Rap Grows Not In A Vacuum
Critiques of hip-hop often read as if hip-hop exists in a vacuum; as though rappers write questionable lyrics because, well, they’re morally inept. That approach denies centuries of history that inform not only hip-hop’s largest constituency, black Americans, but also the white role in this history.
In their piece “Black Women and Black Men in Hip Hop Music: Misogyny, Violence and the Negotiation of (White-Owned) Space,” published in the Journal of Popular Culture, Guillermo Rebollo-Gil and Amanda Moras argue that, “any analysis [of misogyny] that does not simultaneously discuss the racist, patriarchal, capitalist hierarchy within which rap exists does not move the music toward liberatory practice.” Commercially successful hip-hop is most often driven by what is commercially appealing. As Rebello-Gil and Moras argue, it is “larger, white-owned corporations [that] continue to control the music’s distribution channels,” which see stereotypes of uber-sexual and violent black men as marketable. Sexual and violent lyrics are what sell, and therefore it is sexual and violent music that sees commercial success.
Rebollo-Gil and Moras’ piece argues that gender relations and patriarchy within the black communities from which most rap music comes from are greatly influenced by white perceptions of people of color. White culture has long identified people of color as exotic, erotic, and violent. In a white-dominated society, these stereotypes have been grafted onto people of color, informing how they are perceived socially and culturally, creating institutionalized racism. Because these stereotypes become “fact,” they add levels of “truth” to lyrics about violence and oversexualization that make these things marketable. It isn’t just true when discussing black men; black women are defined as “baby mammas” and “freaks,” rhetoric that allows mistreatment. Western-centric definitions of blackness have come to inform how we perceive rap music and how we digest it. Therefore, oversexualized and violent lyrics, or simply lyrics that lack respect toward women, are not only commercially successfully, they’re “honest.” They portray what dominant groups have formalized as true, while betraying the real experiences of black America and failing to help redefine marginalized communities. Working from false definitions of sexuality and blackness, rap music has grown to fit a mold that it was forced into. Cracking the seams of that mold is now the responsibility of those who love the genre.
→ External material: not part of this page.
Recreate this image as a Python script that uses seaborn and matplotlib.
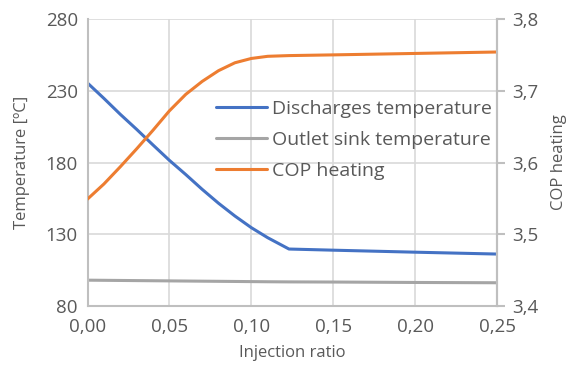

This is a nuanced issue. Yet it isn’t hard to understand. Although hip-hop is home to a considerable amount of misogyny, blame cannot be leveled at only the artists. What is seen as a black-centric genre is in reality run by white-owned corporations on a commercial level. It is these corporations, working with Western-centric definitions of blackness, that determine what sells, and therefore what goes into songs. We cannot pretend that rap exists in a vacuum of sex and violence. Its lyrics can also be vibrant and uplifting; honest and gritty. Rap fans love some level of beef, some level of posturing, some level of sexuality. But let us not promote extremes. Let us not accept rhetoric that demeans and hurts. Be discerning listeners and readers, and understand the circumstances in which rap grows.